Records to process -
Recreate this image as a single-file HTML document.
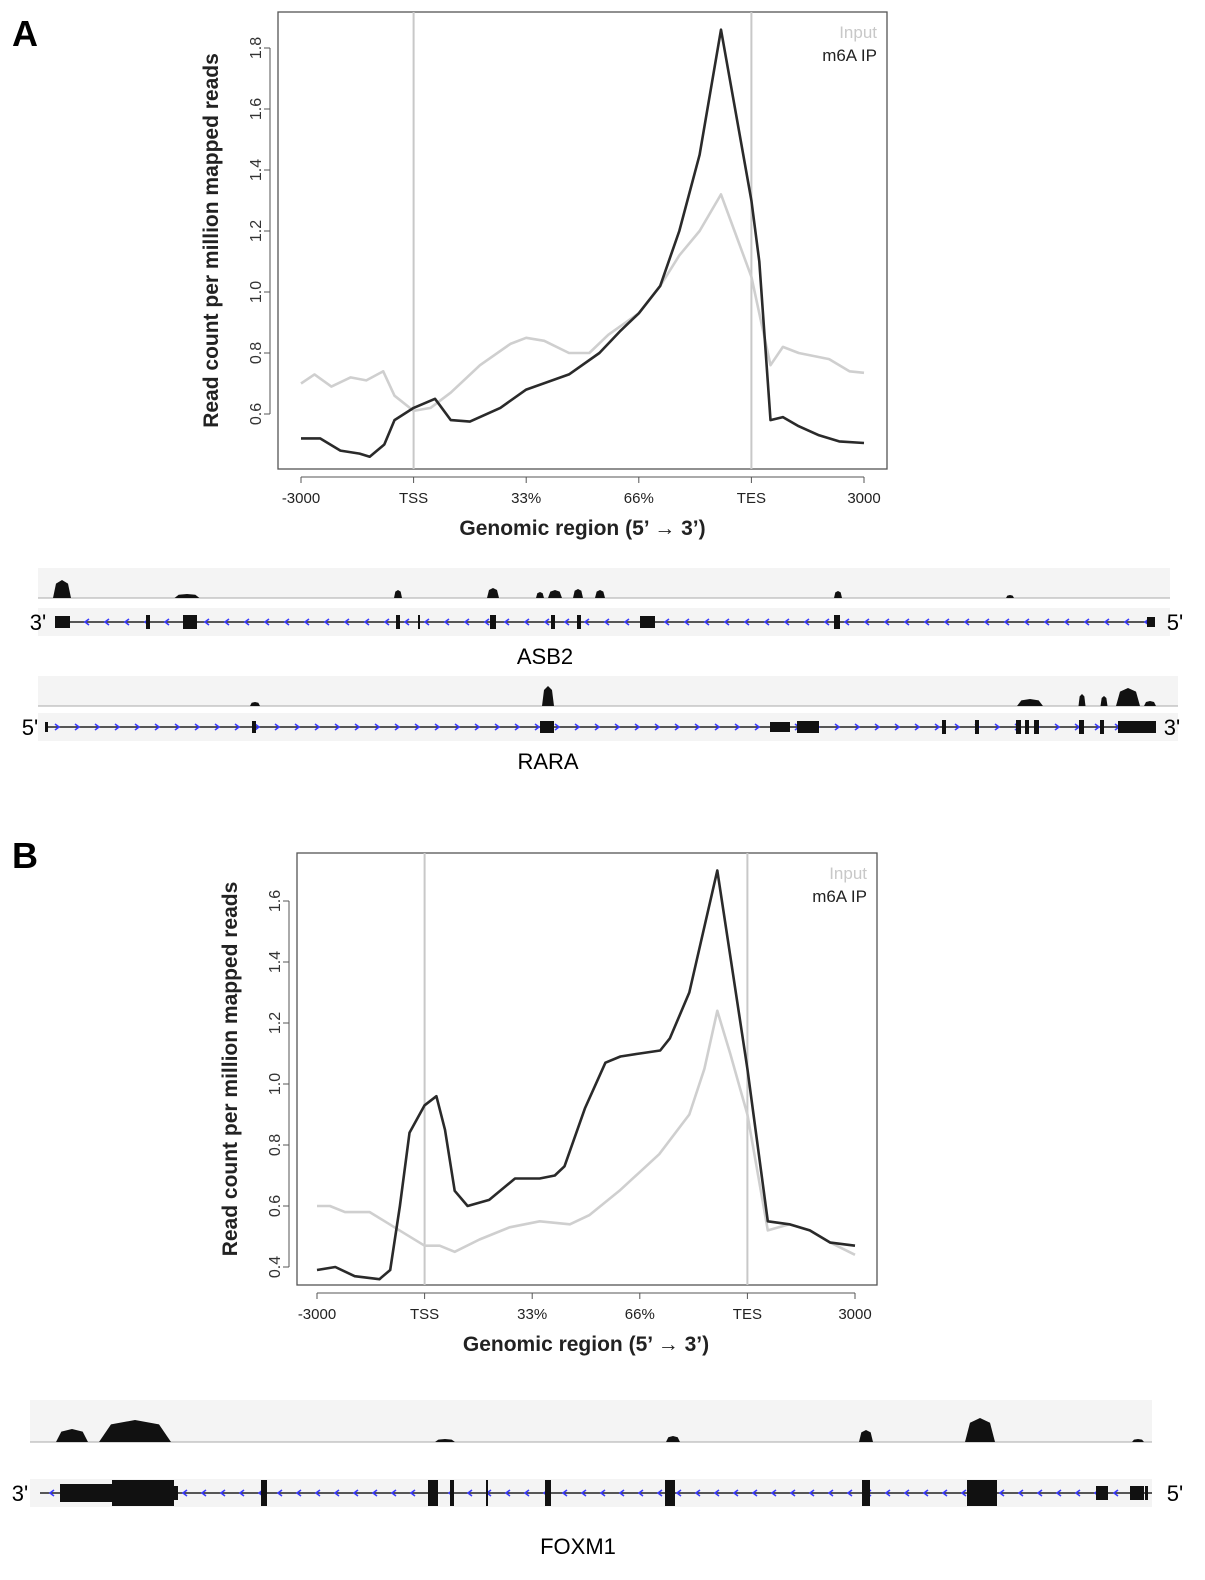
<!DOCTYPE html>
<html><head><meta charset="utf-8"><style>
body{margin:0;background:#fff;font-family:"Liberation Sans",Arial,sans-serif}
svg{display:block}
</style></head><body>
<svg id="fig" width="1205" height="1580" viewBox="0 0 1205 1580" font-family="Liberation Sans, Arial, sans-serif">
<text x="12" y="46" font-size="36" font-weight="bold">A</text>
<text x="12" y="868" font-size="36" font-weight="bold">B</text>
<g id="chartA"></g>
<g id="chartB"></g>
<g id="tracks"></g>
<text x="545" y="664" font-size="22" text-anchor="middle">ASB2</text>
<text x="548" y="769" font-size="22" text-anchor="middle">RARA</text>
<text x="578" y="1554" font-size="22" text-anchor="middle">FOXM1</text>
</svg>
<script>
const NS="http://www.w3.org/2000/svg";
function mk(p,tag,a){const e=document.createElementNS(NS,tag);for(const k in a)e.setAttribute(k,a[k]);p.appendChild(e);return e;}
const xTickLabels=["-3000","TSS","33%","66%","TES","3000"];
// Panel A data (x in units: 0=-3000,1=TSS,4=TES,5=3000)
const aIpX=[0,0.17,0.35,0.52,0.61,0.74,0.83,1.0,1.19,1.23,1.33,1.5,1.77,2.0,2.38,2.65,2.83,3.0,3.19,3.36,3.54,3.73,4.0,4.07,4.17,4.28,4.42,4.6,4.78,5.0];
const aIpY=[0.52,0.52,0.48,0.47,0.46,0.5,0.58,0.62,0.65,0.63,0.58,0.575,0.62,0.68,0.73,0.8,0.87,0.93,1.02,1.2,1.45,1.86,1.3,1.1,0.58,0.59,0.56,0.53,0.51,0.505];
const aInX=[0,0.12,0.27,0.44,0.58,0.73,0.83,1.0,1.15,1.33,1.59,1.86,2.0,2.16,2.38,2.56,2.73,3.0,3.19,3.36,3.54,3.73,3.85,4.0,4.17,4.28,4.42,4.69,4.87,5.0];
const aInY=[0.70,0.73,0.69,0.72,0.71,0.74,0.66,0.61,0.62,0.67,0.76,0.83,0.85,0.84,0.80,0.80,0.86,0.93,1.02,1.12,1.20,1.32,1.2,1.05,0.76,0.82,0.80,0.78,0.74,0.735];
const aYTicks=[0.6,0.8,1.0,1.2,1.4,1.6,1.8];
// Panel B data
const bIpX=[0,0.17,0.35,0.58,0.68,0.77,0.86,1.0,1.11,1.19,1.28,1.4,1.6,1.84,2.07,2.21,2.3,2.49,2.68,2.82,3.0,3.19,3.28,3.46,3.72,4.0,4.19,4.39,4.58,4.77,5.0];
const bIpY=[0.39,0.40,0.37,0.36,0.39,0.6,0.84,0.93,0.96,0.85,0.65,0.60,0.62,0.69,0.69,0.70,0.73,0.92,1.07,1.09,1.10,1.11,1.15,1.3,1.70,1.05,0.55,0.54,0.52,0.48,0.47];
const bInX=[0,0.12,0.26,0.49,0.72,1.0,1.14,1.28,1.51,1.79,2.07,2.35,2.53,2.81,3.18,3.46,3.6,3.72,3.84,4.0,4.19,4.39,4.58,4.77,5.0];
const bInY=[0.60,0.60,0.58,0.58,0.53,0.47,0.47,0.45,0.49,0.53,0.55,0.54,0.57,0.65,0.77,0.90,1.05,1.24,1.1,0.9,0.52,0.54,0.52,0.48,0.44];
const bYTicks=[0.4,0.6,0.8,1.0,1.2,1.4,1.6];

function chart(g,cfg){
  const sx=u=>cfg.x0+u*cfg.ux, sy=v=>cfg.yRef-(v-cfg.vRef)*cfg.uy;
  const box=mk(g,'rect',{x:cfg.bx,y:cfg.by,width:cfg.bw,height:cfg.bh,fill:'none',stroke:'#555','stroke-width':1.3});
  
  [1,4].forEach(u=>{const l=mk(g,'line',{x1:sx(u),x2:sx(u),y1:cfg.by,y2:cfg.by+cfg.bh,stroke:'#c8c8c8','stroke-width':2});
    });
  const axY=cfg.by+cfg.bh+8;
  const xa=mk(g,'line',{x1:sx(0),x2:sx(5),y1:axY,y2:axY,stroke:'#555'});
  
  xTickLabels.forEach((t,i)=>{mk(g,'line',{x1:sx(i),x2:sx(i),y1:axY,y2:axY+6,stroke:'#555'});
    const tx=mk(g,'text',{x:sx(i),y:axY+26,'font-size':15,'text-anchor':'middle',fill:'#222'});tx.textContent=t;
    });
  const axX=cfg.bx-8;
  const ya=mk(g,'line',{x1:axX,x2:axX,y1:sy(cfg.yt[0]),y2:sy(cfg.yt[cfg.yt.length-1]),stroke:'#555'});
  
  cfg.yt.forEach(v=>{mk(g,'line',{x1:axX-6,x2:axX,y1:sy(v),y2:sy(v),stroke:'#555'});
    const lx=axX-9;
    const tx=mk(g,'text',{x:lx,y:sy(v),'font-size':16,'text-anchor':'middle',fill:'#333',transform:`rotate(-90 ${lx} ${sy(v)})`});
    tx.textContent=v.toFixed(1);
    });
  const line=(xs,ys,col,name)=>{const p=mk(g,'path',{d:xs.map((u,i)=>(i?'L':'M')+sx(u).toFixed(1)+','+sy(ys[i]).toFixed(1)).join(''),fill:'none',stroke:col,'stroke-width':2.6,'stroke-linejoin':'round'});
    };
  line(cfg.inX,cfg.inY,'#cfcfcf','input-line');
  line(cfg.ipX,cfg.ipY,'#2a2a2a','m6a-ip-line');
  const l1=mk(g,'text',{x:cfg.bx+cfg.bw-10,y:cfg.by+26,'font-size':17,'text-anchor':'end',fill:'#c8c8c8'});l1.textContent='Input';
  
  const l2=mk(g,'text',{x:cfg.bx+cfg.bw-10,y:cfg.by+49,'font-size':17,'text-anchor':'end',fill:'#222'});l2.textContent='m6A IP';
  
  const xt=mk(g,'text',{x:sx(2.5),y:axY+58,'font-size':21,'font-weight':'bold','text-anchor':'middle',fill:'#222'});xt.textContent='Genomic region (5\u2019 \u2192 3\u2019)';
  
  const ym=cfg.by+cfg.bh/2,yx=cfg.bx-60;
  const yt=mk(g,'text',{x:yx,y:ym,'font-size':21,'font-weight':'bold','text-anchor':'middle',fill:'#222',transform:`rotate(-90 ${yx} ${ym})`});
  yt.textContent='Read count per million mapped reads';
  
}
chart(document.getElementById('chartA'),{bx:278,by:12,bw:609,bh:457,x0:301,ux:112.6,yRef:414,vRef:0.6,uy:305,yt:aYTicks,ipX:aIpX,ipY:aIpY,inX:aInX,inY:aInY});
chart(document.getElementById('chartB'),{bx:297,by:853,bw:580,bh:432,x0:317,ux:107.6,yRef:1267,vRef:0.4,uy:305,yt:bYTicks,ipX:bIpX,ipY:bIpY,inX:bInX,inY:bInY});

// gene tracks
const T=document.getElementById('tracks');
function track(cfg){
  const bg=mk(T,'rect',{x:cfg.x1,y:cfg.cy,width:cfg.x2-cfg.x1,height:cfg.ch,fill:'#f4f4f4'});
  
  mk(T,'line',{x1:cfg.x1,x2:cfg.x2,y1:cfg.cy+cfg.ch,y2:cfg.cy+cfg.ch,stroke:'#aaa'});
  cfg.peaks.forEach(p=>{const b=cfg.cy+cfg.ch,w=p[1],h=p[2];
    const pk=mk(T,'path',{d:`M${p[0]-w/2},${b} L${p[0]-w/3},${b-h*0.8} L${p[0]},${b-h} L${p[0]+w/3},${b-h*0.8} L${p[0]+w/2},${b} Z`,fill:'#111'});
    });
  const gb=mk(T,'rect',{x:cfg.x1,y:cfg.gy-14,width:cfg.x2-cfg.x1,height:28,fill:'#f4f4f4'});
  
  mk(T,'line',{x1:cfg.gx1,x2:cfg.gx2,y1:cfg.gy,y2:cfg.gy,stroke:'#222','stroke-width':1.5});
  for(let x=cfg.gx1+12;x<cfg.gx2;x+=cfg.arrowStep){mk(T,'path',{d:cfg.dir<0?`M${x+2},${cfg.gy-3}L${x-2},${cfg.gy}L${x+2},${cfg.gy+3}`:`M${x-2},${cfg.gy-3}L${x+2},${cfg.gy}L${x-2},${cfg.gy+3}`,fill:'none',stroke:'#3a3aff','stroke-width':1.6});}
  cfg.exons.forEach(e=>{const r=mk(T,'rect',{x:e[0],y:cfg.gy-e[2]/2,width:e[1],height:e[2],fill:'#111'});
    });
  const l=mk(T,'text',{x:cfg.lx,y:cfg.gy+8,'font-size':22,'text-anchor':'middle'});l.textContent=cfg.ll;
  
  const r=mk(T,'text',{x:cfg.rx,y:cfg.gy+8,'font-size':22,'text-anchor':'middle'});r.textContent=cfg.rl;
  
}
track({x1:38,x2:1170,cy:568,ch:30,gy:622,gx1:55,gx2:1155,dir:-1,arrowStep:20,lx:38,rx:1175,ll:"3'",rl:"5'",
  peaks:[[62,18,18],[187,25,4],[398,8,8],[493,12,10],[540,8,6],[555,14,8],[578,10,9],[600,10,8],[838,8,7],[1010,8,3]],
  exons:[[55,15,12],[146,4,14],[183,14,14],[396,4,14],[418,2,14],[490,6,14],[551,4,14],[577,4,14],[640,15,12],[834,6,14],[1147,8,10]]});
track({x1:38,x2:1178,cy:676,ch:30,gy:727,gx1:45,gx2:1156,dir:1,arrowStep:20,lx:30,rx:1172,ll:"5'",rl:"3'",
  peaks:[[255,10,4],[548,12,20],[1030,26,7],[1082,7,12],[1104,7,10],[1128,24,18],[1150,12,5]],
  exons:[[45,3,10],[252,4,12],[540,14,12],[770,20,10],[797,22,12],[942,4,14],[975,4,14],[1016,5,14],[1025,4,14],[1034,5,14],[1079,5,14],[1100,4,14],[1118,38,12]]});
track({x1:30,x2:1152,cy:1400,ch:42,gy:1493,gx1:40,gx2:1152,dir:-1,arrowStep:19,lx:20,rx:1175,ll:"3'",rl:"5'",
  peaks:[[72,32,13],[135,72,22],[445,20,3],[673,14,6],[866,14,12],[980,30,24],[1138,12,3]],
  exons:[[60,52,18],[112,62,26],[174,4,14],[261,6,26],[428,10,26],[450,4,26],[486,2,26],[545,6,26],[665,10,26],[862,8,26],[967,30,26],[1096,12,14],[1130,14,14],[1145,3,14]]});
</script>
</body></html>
...
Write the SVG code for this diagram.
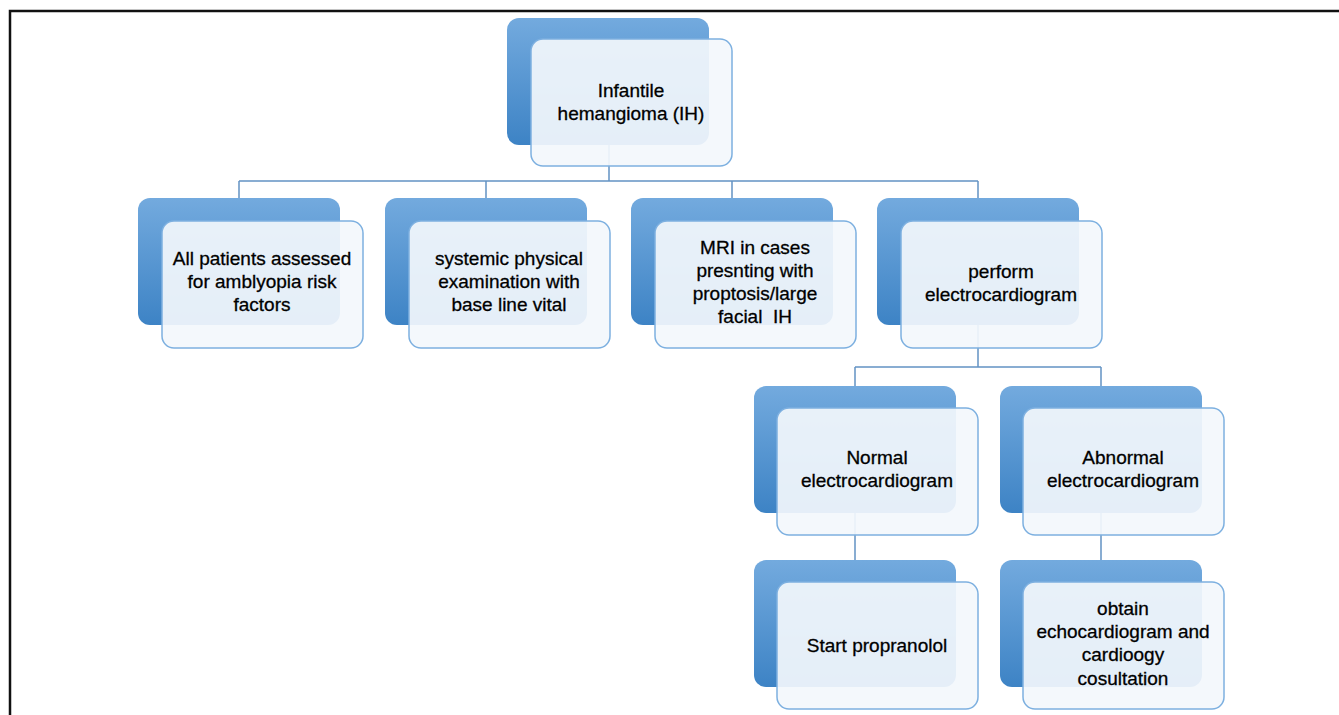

Work instructions - Please list every line of the records that contains "this".

Exercise result -
Recreate this image as a single-file HTML document.
Write the SVG code for this diagram.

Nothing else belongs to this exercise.